╭─ Data provided

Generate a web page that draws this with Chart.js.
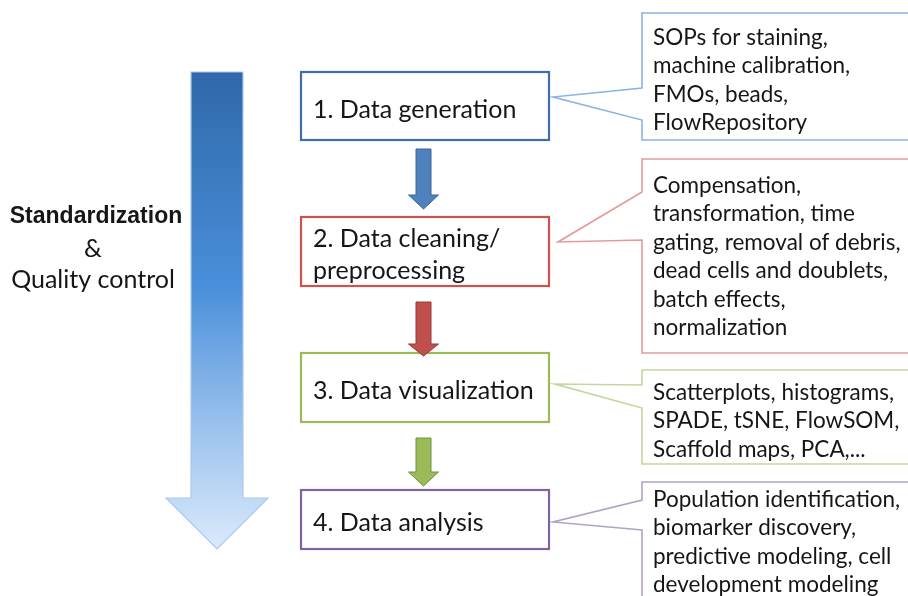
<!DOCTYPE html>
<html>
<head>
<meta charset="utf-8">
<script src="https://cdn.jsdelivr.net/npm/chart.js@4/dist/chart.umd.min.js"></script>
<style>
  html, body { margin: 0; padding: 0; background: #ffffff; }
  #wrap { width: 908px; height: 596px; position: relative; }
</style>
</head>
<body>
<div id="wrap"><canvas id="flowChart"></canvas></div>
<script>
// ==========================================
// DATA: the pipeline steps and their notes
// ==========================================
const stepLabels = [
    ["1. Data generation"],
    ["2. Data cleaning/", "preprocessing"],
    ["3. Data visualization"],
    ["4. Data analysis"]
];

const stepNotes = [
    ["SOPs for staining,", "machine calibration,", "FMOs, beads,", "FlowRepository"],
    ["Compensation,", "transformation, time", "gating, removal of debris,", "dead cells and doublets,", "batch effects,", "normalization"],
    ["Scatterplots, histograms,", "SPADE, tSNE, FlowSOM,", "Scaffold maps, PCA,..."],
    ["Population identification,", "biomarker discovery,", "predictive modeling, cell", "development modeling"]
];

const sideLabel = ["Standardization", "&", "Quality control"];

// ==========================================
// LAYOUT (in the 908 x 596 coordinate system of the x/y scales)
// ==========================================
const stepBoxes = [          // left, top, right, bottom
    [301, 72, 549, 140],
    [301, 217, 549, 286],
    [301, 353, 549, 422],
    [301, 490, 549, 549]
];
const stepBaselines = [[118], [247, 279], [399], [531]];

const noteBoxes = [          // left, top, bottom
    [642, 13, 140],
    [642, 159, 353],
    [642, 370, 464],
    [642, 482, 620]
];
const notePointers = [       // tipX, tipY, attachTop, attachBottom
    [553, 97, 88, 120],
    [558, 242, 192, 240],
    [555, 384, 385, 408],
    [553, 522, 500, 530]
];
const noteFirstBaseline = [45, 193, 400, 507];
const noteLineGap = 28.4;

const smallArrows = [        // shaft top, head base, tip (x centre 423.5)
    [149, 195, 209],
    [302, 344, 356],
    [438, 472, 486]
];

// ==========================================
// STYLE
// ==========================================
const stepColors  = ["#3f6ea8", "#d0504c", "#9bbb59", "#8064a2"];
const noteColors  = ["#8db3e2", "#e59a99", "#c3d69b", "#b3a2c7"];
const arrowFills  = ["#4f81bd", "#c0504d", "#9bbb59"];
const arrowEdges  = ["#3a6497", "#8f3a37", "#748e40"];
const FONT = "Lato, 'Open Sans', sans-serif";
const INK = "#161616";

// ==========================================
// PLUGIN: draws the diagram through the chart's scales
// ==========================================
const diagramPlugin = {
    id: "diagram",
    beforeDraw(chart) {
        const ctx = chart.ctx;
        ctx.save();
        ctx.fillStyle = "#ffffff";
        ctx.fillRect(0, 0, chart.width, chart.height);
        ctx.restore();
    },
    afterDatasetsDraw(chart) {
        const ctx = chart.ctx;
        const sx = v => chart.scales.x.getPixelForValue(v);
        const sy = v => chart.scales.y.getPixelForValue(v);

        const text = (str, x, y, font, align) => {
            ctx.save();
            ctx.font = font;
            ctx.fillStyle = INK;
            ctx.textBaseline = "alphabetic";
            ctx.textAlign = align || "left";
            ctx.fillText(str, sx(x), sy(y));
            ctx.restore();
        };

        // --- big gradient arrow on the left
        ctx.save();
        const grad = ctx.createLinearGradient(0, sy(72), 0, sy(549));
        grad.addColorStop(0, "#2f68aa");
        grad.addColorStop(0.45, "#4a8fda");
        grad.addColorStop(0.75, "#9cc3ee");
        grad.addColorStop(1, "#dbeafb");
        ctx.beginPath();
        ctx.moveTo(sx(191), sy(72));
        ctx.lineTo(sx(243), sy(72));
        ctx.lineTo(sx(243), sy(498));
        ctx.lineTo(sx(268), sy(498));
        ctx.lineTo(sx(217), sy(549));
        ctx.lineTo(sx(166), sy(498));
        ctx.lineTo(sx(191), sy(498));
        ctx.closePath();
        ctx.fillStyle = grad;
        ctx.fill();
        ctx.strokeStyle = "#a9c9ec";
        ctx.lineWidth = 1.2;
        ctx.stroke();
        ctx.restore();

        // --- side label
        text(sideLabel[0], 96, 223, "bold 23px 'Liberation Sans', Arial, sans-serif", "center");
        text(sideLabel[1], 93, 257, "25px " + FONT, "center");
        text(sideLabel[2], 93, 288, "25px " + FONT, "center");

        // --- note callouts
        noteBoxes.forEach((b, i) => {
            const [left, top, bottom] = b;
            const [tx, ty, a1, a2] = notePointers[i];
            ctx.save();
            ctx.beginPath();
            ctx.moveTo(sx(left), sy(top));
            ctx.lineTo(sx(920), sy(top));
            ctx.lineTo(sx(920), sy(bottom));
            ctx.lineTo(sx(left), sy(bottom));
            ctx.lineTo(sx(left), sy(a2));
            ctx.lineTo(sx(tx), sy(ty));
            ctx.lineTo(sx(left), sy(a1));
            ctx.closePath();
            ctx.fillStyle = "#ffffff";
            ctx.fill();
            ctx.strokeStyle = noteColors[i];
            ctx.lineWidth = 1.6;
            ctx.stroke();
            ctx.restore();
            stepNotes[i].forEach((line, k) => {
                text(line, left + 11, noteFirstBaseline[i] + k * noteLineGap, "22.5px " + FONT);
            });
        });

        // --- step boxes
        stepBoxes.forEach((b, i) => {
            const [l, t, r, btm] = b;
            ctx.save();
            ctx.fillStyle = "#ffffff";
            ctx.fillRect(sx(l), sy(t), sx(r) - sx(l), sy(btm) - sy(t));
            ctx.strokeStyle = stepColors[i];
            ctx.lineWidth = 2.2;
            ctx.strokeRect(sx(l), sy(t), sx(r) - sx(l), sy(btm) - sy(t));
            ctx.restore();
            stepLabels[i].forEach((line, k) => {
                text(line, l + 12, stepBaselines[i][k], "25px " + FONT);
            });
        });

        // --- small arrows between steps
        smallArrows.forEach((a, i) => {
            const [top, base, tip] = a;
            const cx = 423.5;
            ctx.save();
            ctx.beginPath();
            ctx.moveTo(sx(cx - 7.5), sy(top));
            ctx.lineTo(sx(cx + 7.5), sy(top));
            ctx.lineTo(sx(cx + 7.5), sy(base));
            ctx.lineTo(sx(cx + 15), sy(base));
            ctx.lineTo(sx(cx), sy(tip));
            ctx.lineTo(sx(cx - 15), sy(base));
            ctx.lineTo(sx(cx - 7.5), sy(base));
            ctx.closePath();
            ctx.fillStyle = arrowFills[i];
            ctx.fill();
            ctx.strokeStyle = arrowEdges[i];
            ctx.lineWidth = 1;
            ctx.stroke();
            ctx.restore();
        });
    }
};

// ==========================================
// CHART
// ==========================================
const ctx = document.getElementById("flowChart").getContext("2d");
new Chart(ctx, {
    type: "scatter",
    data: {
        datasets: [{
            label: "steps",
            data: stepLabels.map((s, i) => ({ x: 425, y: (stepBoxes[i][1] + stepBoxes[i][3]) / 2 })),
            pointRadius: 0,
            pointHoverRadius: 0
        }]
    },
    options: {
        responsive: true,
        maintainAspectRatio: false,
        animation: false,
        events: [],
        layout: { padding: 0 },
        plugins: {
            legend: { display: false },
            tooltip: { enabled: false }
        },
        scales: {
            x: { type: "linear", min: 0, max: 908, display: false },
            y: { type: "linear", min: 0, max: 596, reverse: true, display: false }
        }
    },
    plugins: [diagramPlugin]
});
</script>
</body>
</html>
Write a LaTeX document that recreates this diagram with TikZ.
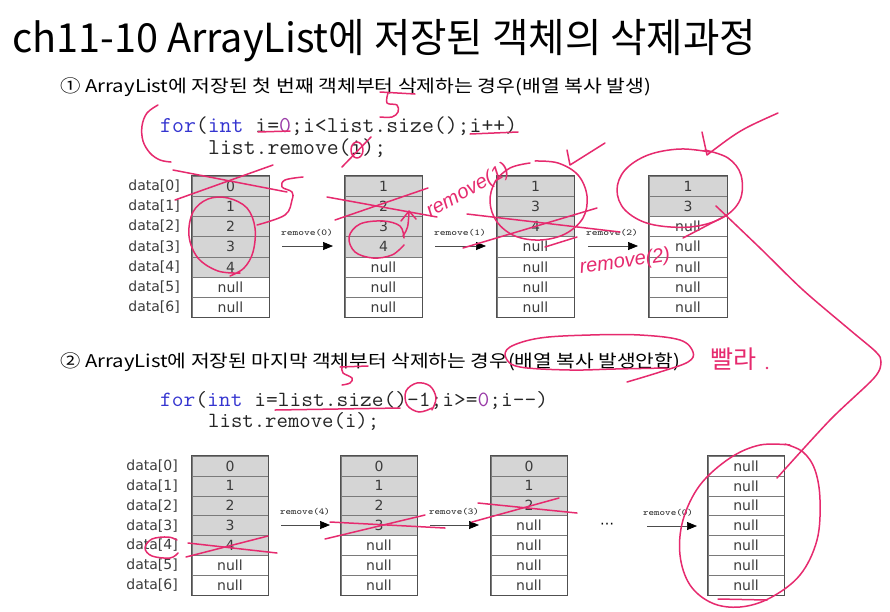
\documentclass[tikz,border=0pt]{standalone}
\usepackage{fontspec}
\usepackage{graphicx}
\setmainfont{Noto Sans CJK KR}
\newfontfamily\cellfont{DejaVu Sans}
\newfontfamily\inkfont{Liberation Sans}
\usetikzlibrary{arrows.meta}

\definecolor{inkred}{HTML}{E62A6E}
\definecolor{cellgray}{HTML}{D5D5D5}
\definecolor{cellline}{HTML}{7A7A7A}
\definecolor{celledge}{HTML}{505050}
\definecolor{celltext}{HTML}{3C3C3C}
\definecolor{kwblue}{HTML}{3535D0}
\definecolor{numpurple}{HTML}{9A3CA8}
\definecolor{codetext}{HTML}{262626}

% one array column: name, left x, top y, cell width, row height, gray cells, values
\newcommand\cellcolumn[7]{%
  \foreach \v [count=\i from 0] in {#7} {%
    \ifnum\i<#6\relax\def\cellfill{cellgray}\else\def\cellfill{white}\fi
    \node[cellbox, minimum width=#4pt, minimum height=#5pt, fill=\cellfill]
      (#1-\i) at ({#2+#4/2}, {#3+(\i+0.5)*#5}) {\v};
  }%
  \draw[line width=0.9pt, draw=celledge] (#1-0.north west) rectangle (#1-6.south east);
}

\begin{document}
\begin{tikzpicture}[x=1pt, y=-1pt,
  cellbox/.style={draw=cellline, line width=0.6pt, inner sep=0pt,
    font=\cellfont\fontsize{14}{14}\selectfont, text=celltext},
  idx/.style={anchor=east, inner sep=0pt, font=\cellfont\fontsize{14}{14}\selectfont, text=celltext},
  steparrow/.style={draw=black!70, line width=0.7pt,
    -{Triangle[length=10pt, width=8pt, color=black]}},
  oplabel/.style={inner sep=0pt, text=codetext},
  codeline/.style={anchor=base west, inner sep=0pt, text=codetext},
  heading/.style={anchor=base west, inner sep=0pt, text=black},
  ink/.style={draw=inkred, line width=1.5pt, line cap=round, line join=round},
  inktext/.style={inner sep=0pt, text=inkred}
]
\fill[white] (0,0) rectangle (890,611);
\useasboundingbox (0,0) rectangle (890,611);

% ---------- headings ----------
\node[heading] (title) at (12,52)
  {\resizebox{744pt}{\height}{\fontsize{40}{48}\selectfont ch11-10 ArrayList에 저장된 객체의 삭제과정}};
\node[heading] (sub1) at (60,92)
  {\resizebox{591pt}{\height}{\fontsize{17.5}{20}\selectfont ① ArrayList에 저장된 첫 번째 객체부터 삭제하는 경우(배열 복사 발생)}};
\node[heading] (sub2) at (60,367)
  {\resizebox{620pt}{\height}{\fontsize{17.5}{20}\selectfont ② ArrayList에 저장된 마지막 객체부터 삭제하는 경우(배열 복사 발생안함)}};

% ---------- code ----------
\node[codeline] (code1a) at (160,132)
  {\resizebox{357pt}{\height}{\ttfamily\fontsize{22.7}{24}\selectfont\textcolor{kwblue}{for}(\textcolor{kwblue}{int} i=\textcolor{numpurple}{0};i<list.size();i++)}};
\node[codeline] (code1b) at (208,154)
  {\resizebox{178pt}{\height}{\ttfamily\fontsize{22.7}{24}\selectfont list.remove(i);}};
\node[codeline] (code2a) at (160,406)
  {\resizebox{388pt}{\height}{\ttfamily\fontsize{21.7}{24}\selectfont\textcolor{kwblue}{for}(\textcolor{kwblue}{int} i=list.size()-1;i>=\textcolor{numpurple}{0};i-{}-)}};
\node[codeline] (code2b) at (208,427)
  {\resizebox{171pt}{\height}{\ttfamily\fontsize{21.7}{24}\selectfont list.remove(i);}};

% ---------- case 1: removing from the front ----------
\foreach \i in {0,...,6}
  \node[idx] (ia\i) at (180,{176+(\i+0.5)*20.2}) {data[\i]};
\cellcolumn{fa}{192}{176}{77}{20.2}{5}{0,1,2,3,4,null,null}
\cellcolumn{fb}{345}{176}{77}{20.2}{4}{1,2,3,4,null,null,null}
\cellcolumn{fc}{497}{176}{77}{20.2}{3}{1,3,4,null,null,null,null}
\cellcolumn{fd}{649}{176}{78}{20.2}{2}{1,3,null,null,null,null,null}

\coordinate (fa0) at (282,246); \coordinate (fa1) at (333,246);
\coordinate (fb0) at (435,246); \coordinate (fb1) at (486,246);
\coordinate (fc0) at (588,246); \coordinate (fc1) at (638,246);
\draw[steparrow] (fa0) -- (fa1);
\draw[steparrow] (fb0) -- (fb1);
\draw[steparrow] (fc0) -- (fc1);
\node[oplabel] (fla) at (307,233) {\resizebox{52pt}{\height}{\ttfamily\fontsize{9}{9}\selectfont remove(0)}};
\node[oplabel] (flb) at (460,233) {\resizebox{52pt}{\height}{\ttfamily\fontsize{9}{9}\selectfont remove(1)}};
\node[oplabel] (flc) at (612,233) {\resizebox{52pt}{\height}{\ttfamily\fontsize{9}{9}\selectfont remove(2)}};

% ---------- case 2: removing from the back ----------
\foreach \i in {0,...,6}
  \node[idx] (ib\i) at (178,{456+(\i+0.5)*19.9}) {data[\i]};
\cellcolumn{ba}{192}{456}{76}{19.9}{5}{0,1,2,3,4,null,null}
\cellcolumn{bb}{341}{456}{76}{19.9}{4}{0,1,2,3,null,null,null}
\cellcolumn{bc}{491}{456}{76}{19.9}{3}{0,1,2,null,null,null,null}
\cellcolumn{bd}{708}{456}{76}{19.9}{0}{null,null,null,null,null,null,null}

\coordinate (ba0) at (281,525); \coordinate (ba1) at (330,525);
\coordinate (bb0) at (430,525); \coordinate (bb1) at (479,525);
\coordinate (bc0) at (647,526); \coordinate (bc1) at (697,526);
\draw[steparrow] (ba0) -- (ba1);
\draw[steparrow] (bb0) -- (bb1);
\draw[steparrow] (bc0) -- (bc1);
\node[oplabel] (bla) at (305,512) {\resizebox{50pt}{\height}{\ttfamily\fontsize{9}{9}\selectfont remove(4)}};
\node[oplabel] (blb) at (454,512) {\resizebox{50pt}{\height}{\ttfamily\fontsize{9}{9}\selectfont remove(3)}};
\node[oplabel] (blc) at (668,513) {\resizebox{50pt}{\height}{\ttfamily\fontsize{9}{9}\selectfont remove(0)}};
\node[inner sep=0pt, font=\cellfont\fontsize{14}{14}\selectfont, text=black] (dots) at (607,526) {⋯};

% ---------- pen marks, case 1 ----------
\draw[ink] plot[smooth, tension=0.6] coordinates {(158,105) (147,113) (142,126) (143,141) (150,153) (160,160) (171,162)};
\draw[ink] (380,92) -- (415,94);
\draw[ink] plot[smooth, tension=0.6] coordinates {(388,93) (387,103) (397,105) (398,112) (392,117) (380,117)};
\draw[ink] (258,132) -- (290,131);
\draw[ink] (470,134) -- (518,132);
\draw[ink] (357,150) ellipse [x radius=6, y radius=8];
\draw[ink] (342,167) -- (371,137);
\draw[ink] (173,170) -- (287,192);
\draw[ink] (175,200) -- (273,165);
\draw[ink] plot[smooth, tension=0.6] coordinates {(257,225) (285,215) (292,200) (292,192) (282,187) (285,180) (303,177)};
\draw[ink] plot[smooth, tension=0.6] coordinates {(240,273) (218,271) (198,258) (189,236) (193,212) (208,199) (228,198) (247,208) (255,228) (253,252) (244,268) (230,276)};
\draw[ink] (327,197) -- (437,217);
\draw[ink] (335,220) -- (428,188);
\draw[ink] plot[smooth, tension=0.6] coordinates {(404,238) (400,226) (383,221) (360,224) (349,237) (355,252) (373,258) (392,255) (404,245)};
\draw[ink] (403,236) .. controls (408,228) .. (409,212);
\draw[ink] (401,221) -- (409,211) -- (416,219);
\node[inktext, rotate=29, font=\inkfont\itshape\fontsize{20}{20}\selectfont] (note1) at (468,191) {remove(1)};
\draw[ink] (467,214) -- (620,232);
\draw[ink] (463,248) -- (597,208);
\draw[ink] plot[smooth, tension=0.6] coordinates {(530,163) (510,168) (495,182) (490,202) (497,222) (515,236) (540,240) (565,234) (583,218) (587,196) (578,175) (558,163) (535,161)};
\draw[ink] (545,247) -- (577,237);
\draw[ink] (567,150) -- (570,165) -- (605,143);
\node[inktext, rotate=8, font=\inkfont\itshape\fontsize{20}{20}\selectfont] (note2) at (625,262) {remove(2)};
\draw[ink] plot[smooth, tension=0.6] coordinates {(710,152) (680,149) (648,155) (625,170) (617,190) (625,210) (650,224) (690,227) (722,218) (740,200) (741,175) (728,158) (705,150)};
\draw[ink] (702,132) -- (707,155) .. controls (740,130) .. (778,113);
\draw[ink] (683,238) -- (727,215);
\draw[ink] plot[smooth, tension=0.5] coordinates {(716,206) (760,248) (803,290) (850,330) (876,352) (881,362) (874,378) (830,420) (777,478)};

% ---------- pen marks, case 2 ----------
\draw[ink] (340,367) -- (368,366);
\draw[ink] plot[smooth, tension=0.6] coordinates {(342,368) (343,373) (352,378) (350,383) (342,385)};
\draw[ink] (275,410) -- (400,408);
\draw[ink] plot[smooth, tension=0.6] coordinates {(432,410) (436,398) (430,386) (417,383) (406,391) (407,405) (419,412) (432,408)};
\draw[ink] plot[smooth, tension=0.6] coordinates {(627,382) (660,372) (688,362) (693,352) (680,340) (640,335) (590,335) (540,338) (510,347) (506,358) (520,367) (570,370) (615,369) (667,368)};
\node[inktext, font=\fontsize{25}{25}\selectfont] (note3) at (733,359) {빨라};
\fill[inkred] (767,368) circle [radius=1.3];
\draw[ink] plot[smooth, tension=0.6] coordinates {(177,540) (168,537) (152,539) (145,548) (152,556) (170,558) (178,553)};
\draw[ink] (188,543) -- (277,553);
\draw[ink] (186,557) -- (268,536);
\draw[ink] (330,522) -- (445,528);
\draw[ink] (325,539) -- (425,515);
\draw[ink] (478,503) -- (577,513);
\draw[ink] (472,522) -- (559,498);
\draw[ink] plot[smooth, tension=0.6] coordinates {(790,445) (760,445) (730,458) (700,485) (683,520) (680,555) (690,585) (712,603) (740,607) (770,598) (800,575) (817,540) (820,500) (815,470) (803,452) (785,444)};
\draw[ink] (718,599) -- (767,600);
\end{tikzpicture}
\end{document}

╰─

### Given problem
Using the data above, extract exactly the lines from the one containing "Write a LaTeX" through the one containing "② ArrayList에 저장된". Pictures are left out.

### Answer to the exercise
Write a LaTeX document that recreates this diagram with TikZ.
\documentclass[tikz,border=0pt]{standalone}
\usepackage{fontspec}
\usepackage{graphicx}
\setmainfont{Noto Sans CJK KR}
\newfontfamily\cellfont{DejaVu Sans}
\newfontfamily\inkfont{Liberation Sans}
\usetikzlibrary{arrows.meta}

\definecolor{inkred}{HTML}{E62A6E}
\definecolor{cellgray}{HTML}{D5D5D5}
\definecolor{cellline}{HTML}{7A7A7A}
\definecolor{celledge}{HTML}{505050}
\definecolor{celltext}{HTML}{3C3C3C}
\definecolor{kwblue}{HTML}{3535D0}
\definecolor{numpurple}{HTML}{9A3CA8}
\definecolor{codetext}{HTML}{262626}

% one array column: name, left x, top y, cell width, row height, gray cells, values
\newcommand\cellcolumn[7]{%
  \foreach \v [count=\i from 0] in {#7} {%
    \ifnum\i<#6\relax\def\cellfill{cellgray}\else\def\cellfill{white}\fi
    \node[cellbox, minimum width=#4pt, minimum height=#5pt, fill=\cellfill]
      (#1-\i) at ({#2+#4/2}, {#3+(\i+0.5)*#5}) {\v};
  }%
  \draw[line width=0.9pt, draw=celledge] (#1-0.north west) rectangle (#1-6.south east);
}

\begin{document}
\begin{tikzpicture}[x=1pt, y=-1pt,
  cellbox/.style={draw=cellline, line width=0.6pt, inner sep=0pt,
    font=\cellfont\fontsize{14}{14}\selectfont, text=celltext},
  idx/.style={anchor=east, inner sep=0pt, font=\cellfont\fontsize{14}{14}\selectfont, text=celltext},
  steparrow/.style={draw=black!70, line width=0.7pt,
    -{Triangle[length=10pt, width=8pt, color=black]}},
  oplabel/.style={inner sep=0pt, text=codetext},
  codeline/.style={anchor=base west, inner sep=0pt, text=codetext},
  heading/.style={anchor=base west, inner sep=0pt, text=black},
  ink/.style={draw=inkred, line width=1.5pt, line cap=round, line join=round},
  inktext/.style={inner sep=0pt, text=inkred}
]
\fill[white] (0,0) rectangle (890,611);
\useasboundingbox (0,0) rectangle (890,611);

% ---------- headings ----------
\node[heading] (title) at (12,52)
  {\resizebox{744pt}{\height}{\fontsize{40}{48}\selectfont ch11-10 ArrayList에 저장된 객체의 삭제과정}};
\node[heading] (sub1) at (60,92)
  {\resizebox{591pt}{\height}{\fontsize{17.5}{20}\selectfont ① ArrayList에 저장된 첫 번째 객체부터 삭제하는 경우(배열 복사 발생)}};
\node[heading] (sub2) at (60,367)
  {\resizebox{620pt}{\height}{\fontsize{17.5}{20}\selectfont ② ArrayList에 저장된 마지막 객체부터 삭제하는 경우(배열 복사 발생안함)}};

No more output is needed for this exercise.